Nun brachten die VW Anwälte – wie auch schon in Deutschland – das Argument vor, dass VW gar nicht für ihre Marken Audi, Seat und Skoda haftbar sei. Der VKI hält dieses Vorbringen für verfehlt, weil VW den in den Fahrzeugen eingebauten manipulierten Motor EA 189 hergestellt hat. Dem Konzern ist daher die unzulässige Manipulation auch bei den drei genannten Marken zuzurechnen. Die Richterin wird im Herbst zu dieser Frage der “Zurechenbarkeit” einige vom VKI genannte hochrangige Zeugen vernehmen und hat dafür zwei Verhandlungstermine festgelegt. In Deutschland haben Gerichte diese Frage bereits zugunsten der Kläger entschieden. Denn VW produzierte die Betrugsmotoren EA 189 auf sog. Plattformen für mehrere seiner Konzernmarken. So haben alle „kleinen“ Audis (4 Zylinder, bis 2 Liter) einen Motor eingebaut, der auf einer VW Plattform erzeugt wurde. Umgekehrt produziert Audi für größere 6 und 8 Zylindermotoren (über 2 Liter) die Motoren, darunter auch für den VW Touareg.

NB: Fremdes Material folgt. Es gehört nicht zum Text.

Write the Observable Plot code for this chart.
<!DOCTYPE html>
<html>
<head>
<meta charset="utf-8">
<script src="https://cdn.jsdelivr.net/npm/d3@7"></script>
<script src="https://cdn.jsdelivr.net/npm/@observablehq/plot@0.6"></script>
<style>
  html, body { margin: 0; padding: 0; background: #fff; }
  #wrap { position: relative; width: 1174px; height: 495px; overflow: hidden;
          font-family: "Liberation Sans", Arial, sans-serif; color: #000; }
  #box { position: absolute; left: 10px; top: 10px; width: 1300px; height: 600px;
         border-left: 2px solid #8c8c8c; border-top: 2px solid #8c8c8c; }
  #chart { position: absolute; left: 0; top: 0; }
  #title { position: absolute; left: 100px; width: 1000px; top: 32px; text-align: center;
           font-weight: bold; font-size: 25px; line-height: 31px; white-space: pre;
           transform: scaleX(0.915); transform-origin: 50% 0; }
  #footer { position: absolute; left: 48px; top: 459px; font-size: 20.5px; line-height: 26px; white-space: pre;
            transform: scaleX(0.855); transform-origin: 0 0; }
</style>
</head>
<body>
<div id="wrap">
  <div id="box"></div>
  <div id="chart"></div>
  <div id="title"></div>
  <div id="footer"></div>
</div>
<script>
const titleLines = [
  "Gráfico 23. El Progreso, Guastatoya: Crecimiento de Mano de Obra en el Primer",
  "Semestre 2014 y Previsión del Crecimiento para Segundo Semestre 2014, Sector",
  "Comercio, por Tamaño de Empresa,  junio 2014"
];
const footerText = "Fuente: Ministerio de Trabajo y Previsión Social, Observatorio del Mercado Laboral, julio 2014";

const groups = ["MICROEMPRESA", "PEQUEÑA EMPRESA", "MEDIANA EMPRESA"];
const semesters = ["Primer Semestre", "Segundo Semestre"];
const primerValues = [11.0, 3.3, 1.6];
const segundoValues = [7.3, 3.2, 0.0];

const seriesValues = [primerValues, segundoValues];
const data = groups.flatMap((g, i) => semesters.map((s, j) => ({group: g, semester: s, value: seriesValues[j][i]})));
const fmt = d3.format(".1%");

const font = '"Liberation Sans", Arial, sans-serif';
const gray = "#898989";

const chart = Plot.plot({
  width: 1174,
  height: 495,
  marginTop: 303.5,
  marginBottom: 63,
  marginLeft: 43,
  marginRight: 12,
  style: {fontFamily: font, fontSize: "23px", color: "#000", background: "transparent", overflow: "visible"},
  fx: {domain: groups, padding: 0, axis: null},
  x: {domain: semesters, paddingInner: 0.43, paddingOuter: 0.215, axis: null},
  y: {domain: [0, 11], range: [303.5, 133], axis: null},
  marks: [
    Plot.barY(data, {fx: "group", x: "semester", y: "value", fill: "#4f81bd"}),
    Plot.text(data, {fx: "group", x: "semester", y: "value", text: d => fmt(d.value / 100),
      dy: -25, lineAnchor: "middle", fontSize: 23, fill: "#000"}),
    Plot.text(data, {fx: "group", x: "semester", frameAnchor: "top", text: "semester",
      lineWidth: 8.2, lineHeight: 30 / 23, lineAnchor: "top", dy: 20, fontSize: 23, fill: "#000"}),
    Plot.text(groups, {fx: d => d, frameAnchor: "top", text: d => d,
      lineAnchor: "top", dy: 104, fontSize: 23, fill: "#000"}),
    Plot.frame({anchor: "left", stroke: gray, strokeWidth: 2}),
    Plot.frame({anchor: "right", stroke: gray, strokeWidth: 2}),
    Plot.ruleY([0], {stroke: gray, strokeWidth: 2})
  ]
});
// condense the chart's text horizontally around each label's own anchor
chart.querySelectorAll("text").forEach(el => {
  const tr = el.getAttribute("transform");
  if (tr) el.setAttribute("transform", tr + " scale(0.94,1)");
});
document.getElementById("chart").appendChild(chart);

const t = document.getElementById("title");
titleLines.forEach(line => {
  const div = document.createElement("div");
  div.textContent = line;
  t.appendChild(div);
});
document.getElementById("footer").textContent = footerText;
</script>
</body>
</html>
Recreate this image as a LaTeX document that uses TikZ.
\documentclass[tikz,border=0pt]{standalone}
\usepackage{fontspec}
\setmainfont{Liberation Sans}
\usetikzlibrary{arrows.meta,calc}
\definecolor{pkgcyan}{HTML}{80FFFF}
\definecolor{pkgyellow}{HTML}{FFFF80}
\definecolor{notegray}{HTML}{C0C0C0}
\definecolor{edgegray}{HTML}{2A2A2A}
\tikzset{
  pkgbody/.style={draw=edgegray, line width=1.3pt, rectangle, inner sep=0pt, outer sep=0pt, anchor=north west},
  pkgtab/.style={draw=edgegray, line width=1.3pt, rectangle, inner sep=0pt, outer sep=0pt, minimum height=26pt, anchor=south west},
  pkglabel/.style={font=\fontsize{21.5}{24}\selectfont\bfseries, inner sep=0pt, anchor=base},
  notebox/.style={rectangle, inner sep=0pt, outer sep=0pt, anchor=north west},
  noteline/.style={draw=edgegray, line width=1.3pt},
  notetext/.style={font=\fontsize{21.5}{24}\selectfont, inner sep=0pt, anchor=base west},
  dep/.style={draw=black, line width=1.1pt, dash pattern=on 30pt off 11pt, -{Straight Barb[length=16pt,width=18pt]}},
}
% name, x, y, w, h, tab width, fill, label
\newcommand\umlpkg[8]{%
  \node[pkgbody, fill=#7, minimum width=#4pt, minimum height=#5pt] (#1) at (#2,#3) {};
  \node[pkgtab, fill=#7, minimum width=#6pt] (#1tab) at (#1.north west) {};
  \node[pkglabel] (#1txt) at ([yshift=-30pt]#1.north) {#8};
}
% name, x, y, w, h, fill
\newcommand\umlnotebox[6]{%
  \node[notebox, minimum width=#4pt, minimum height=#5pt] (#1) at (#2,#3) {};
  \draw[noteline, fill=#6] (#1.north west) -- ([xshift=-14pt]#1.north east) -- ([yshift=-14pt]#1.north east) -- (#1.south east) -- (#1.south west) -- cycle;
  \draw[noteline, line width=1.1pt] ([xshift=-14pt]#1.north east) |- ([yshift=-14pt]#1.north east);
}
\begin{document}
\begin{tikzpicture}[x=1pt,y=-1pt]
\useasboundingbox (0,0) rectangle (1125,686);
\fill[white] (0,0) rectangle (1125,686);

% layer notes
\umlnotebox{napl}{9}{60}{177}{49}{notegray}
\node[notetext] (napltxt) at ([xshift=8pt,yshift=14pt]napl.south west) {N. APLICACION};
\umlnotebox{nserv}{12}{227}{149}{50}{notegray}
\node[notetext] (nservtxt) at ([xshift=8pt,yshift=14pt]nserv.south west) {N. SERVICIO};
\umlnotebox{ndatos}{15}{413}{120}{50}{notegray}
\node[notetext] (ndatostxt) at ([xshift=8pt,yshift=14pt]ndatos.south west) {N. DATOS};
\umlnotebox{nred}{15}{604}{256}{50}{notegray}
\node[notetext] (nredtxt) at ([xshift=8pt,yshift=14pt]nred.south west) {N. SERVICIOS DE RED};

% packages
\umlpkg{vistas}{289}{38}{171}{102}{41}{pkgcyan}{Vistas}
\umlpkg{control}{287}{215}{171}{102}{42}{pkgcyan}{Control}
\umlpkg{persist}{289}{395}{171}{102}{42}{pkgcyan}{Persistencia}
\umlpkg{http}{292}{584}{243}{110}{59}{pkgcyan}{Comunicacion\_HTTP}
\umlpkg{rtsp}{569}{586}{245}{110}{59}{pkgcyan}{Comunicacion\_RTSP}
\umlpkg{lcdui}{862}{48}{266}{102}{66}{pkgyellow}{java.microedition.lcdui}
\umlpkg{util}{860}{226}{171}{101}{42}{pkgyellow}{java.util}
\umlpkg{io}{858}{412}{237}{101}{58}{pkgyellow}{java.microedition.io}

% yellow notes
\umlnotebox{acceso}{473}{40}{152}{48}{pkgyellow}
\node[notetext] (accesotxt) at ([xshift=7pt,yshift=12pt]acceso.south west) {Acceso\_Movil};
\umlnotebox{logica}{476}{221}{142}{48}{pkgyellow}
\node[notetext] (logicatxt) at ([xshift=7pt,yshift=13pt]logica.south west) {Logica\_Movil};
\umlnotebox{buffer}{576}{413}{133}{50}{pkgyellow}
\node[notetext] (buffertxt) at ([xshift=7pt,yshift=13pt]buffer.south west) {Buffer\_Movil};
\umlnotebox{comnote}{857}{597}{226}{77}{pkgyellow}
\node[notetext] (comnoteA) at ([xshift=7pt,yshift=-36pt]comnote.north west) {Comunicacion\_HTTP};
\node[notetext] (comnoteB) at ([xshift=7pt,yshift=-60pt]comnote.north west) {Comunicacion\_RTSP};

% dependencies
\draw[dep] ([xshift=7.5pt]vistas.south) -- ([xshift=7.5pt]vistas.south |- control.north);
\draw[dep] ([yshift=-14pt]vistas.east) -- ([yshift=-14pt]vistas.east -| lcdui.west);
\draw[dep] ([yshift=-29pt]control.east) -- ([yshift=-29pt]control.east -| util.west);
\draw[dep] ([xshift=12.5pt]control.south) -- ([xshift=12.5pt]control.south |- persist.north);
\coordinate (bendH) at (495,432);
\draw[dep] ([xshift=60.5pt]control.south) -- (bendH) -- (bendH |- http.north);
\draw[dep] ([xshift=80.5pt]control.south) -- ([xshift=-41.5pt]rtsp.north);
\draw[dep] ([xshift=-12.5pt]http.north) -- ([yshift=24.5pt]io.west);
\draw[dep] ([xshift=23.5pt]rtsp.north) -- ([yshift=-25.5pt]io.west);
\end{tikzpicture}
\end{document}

Bei den VKI Sammelklagen geht es um Wertminderung durch die manipulierten Motoren. Ein Streitpunkt ist, wie groß die Wertminderung der Autos durch den Einbau der Betrugsmotoren ist. Der VKI verlangt dafür 20% des ursprünglichen Kaufpreises. Zur Feststellung der Schadenersatzhöhe wird ein Gutachten erstellt. Damit der Sachverständige den Schaden beurteilen kann, muss die Richterin Methodik und Parameter der Schadensbeurteilung klären und vorgeben. Das soll in Abstimmung mit den VKI-Anwälten passieren.

Ein Blick nach Deutschland zeigt, dass VW bei seinen Vergleichen für die deutschen Kläger der Musterfeststellungsklagen rund 15% angeboten hat. Das wäre  – aus meiner Sicht – ein brauchbarer Ansatz für Vergleiche in Österreich.

Warum VW in Österreich weiterhin auf Verzögerung setzt, ist für Mag. Wolf nicht nachvollziehbar. „Anders als bei Betrugsklagen spielt das Nutzungsentgelt bei unserem Schadenersatzverfahren keine Rolle“, klärt Mag. Wolf auf. Die gefahrenen Kilometer werden also nicht vom Schadenersatzgeld abgezogen. „Vielmehr steht den Klägern Zinsen von 4% des ursprünglichen Kaufpreises zu. Pro Jahr. Und zwar seit dem Zeitpunkt, in dem geklagt wurde“.

Bei einem Kaufpreis von 25.000 sind pro Jahr also 1.000 Euro Zinsen fällig. Da die VKI Sammelklage vor drei Jahren (2018) eingebracht wurden, wären somit 3.000 Euro an Zinsen fällig. Dazu kommt noch der erstrittene Schadenersatz.